“A Bad Time To Meet The Family” follows Thessa and Corlis as they navigate high society and face deceitful challenges that threaten to tear apart their friendship. What were some new ideas you wanted to explore in this book?
At the end of “A Bad Place to Be a Hero”, Thessa resolves to give up her life as a robber and settle down in New Montres. At that point, it’s a satisfying ending to her part of the story─but, in truth, this sort of thing isn’t as simple as making one decision. Someone who spent twenty years being pampered in a marble palace isn’t just going to strike out on her own and get everything right. Besides the plot about Corlis, I was most interested in exploring how her life is affected by the choices (and mistakes) she makes while finding her own place in life; how much she misses the comforts of her old home; and what it takes for her to turn her back on that world for good.

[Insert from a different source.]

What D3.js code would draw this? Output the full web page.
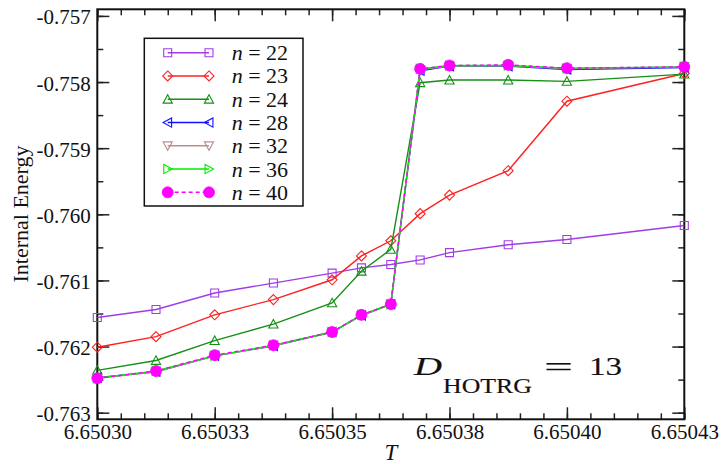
<!DOCTYPE html>
<html>
<head>
<meta charset="utf-8">
<script src="https://cdn.jsdelivr.net/npm/d3@7"></script>
<style>
  html, body { margin: 0; padding: 0; background: #fff; }
  svg { display: block; font-family: "Liberation Serif", "Times New Roman", serif; }
</style>
</head>
<body>
<svg id="chart" width="722" height="464"></svg>
<script>
// Temperatures sampled near the transition
const T = [6.650300, 6.650313, 6.650326, 6.650339, 6.650352, 6.6503585,
           6.650365, 6.6503715, 6.650378, 6.650391, 6.650404, 6.650430];

// Internal energy per iteration count n
const e22 = [-0.76156, -0.76144, -0.76119, -0.76104, -0.76089, -0.76081,
             -0.76076, -0.76069, -0.76058, -0.76046, -0.76038, -0.76017];
const e23 = [-0.76201, -0.76185, -0.76152, -0.76129, -0.76099, -0.76063,
             -0.76040, -0.75999, -0.75971, -0.75934, -0.75829, -0.75787];
const e24 = [-0.76236, -0.76221, -0.76191, -0.76166, -0.76134, -0.76086,
             -0.76053, -0.75801, -0.75797, -0.75797, -0.75799, -0.75788];
const e28 = [-0.76247, -0.76238, -0.76214, -0.76199, -0.76178, -0.76153,
             -0.76136, -0.75783, -0.75776, -0.75776, -0.75781, -0.75778];
const e32 = [-0.76248, -0.76238, -0.76214, -0.76199, -0.76178, -0.76153,
             -0.76136, -0.75781, -0.75776, -0.75775, -0.75780, -0.75777];
const e36 = [-0.76248, -0.76237, -0.76214, -0.76198, -0.76178, -0.76152,
             -0.76136, -0.75780, -0.75775, -0.75775, -0.75779, -0.75777];
const e40 = [-0.76248, -0.76237, -0.76213, -0.76198, -0.76178, -0.76152,
             -0.76136, -0.75780, -0.75775, -0.75774, -0.75779, -0.75777];

const seriesNames = ["22", "23", "24", "28", "32", "36", "40"];

const xTicks = [6.650300, 6.650326, 6.650352, 6.650378, 6.650404, 6.650430];
const xTickLabels = ["6.65030", "6.65033", "6.65035", "6.65038", "6.65040", "6.65043"];
const yTicks = [-0.757, -0.758, -0.759, -0.760, -0.761, -0.762, -0.763];
const yTickLabels = ["-0.757", "-0.758", "-0.759", "-0.760", "-0.761", "-0.762", "-0.763"];

// Styling for each series
const styles = [
  { values: e22, color: "#a03ce6", marker: "square", fill: "none", dash: null },
  { values: e23, color: "#ff2020", marker: "diamond", fill: "none", dash: null },
  { values: e24, color: "#159015", marker: "triUp", fill: "none", dash: null },
  { values: e28, color: "#1010ff", marker: "triLeft", fill: "none", dash: null },
  { values: e32, color: "#bc8f8f", marker: "triDown", fill: "none", dash: null },
  { values: e36, color: "#00ee00", marker: "triRight", fill: "none", dash: null },
  { values: e40, color: "#ff00ff", marker: "circle", fill: "#ff00ff", dash: "4,3" }
];

const svg = d3.select("#chart");
const L = 97.3, R = 684.3, Tp = 9.3, B = 419.3;

const x = d3.scaleLinear().domain([6.650300, 6.650430]).range([L, R]);
const y = d3.scaleLinear().domain([-0.7631, -0.7569]).range([B, Tp]);

function markerPath(type) {
  switch (type) {
    case "square": { const s = 4; return `M${-s},${-s}H${s}V${s}H${-s}Z`; }
    case "diamond": { const s = 5; return `M0,${-s}L${s},0L0,${s}L${-s},0Z`; }
    case "triUp": { const s = 4.6; return `M0,${-s}L${s},${s * 0.85}L${-s},${s * 0.85}Z`; }
    case "triDown": { const s = 4.6; return `M0,${s}L${s},${-s * 0.85}L${-s},${-s * 0.85}Z`; }
    case "triLeft": { const s = 4.6; return `M${-s},0L${s * 0.85},${-s}L${s * 0.85},${s}Z`; }
    case "triRight": { const s = 4.6; return `M${s},0L${-s * 0.85},${-s}L${-s * 0.85},${s}Z`; }
    case "circle": { const r = 5.5; return `M${r},0A${r},${r} 0 1,1 ${-r},0A${r},${r} 0 1,1 ${r},0Z`; }
  }
}

function drawMarker(g, type, color, fill, cx, cy) {
  g.append("path")
    .attr("d", markerPath(type))
    .attr("transform", `translate(${cx},${cy})`)
    .attr("fill", fill)
    .attr("stroke", color)
    .attr("stroke-width", type === "circle" ? 0.8 : 1.1);
}

// Frame and ticks (all ticks point inward)
const axisG = svg.append("g");
const minorX = d3.range(0, 26).map(i => 6.650300 + i * 0.0000052);
const minorY = d3.range(0, 13).map(i => -0.763 + i * 0.0005);

function styleAxis(g) {
  g.select(".domain").remove();
  g.selectAll("line").attr("stroke", "#222").attr("stroke-width", 1.5);
}

axisG.append("g").attr("transform", `translate(0,${B})`)
  .call(d3.axisBottom(x).tickValues(minorX).tickSize(-6).tickFormat(""))
  .call(styleAxis);
axisG.append("g").attr("transform", `translate(0,${Tp})`)
  .call(d3.axisTop(x).tickValues(minorX).tickSize(-6).tickFormat(""))
  .call(styleAxis);
axisG.append("g").attr("transform", `translate(${L},0)`)
  .call(d3.axisLeft(y).tickValues(minorY).tickSize(-6).tickFormat(""))
  .call(styleAxis);
axisG.append("g").attr("transform", `translate(${R},0)`)
  .call(d3.axisRight(y).tickValues(minorY).tickSize(-6).tickFormat(""))
  .call(styleAxis);

const xb = axisG.append("g").attr("transform", `translate(0,${B})`)
  .call(d3.axisBottom(x).tickValues(xTicks).tickSize(-12).tickPadding(0)
    .tickFormat((d, i) => xTickLabels[i]))
  .call(styleAxis);
xb.selectAll("text").attr("y", 20).attr("dy", 0)
  .attr("font-size", 21).attr("fill", "#111")
  .attr("font-family", "Liberation Serif, serif");
axisG.append("g").attr("transform", `translate(0,${Tp})`)
  .call(d3.axisTop(x).tickValues(xTicks).tickSize(-12).tickFormat(""))
  .call(styleAxis);

const yl = axisG.append("g").attr("transform", `translate(${L},0)`)
  .call(d3.axisLeft(y).tickValues(yTicks).tickSize(-12).tickPadding(0)
    .tickFormat((d, i) => yTickLabels[i]))
  .call(styleAxis);
yl.selectAll("text").attr("x", -6.5).attr("dy", 8)
  .attr("font-size", 21).attr("fill", "#111")
  .attr("font-family", "Liberation Serif, serif");
axisG.append("g").attr("transform", `translate(${R},0)`)
  .call(d3.axisRight(y).tickValues(yTicks).tickSize(-12).tickFormat(""))
  .call(styleAxis);

axisG.append("rect")
  .attr("x", L).attr("y", Tp).attr("width", R - L).attr("height", B - Tp)
  .attr("fill", "none").attr("stroke", "#111").attr("stroke-width", 2);

// Data series
const line = d3.line().x((d, i) => x(T[i])).y(d => y(d));
const plotG = svg.append("g");
styles.forEach(s => {
  const g = plotG.append("g");
  g.append("path")
    .attr("d", line(s.values))
    .attr("fill", "none")
    .attr("stroke", s.color)
    .attr("stroke-width", 1.4)
    .attr("stroke-dasharray", s.dash);
  s.values.forEach((v, i) => drawMarker(g, s.marker, s.color, s.fill, x(T[i]), y(v)));
});

// Axis titles
svg.append("text")
  .attr("transform", "translate(28,214) rotate(-90)")
  .attr("text-anchor", "middle")
  .attr("font-size", 22)
  .attr("fill", "#111")
  .text("Internal Energy");
svg.append("text")
  .attr("x", (L + R) / 2).attr("y", 460)
  .attr("text-anchor", "middle")
  .attr("font-size", 23)
  .attr("font-style", "italic")
  .attr("fill", "#111")
  .text("T");

// Legend
const lg = svg.append("g");
lg.append("rect")
  .attr("x", 144.3).attr("y", 38.3).attr("width", 158.7).attr("height", 167.7)
  .attr("fill", "#fff").attr("stroke", "#111").attr("stroke-width", 1.5);
styles.forEach((s, i) => {
  const ry = 52.7 + i * 23.27;
  const g = lg.append("g");
  g.append("line")
    .attr("x1", 167.7).attr("x2", 209).attr("y1", ry).attr("y2", ry)
    .attr("stroke", s.color).attr("stroke-width", 1.4)
    .attr("stroke-dasharray", s.dash);
  drawMarker(g, s.marker, s.color, s.fill, 167.7, ry);
  drawMarker(g, s.marker, s.color, s.fill, 209, ry);
  const t = g.append("text")
    .attr("x", 231.7).attr("y", ry + 7.5)
    .attr("font-size", 22).attr("fill", "#111");
  t.append("tspan").attr("font-style", "italic").text("n");
  t.append("tspan").text(" = " + seriesNames[i]);
});

// Bond dimension annotation
const ann = svg.append("g").attr("fill", "#111").attr("stroke", "#111").attr("stroke-width", 0.15);
ann.append("text").attr("x", 414).attr("y", 375)
  .attr("font-size", 26).attr("font-style", "italic")
  .attr("textLength", 28).attr("lengthAdjust", "spacingAndGlyphs")
  .text("D");
ann.append("text").attr("x", 443).attr("y", 393)
  .attr("font-size", 21).attr("textLength", 89).attr("lengthAdjust", "spacingAndGlyphs")
  .text("HOTRG");
ann.append("text").attr("x", 544).attr("y", 376)
  .attr("font-size", 28).attr("textLength", 29).attr("lengthAdjust", "spacingAndGlyphs")
  .text("=");
ann.append("text").attr("x", 589).attr("y", 375)
  .attr("font-size", 26).attr("textLength", 33).attr("lengthAdjust", "spacingAndGlyphs")
  .text("13");
</script>
</body>
</html>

What were some challenges you felt were important to developing your characters in the story?
There are a LOT of characters to juggle in a story like this, and it’s always a delicate balancing act. On the one hand, you want to make them distinct enough so that even if their names don’t immediately stick with the reader, their personalities would be immediately recognizable. On the other hand, though, you want to avoid reducing them to broad and predictable stereotypes. My stories are about people first and foremost, so it’s important to me that they should feel like actual humans with depth and complexity.
What scene in the book did you have the most fun writing?
Without a doubt, Porla and Ladec’s debate whether “the first one” or “the second one” is better.
What can readers expect in The Bad Series Book 3?
As the stinger implies, we will be seeing some old familiar faces again. Besides that, the plot will also prominently feature certain elements of the world that have been repeatedly hinted at in the first two books.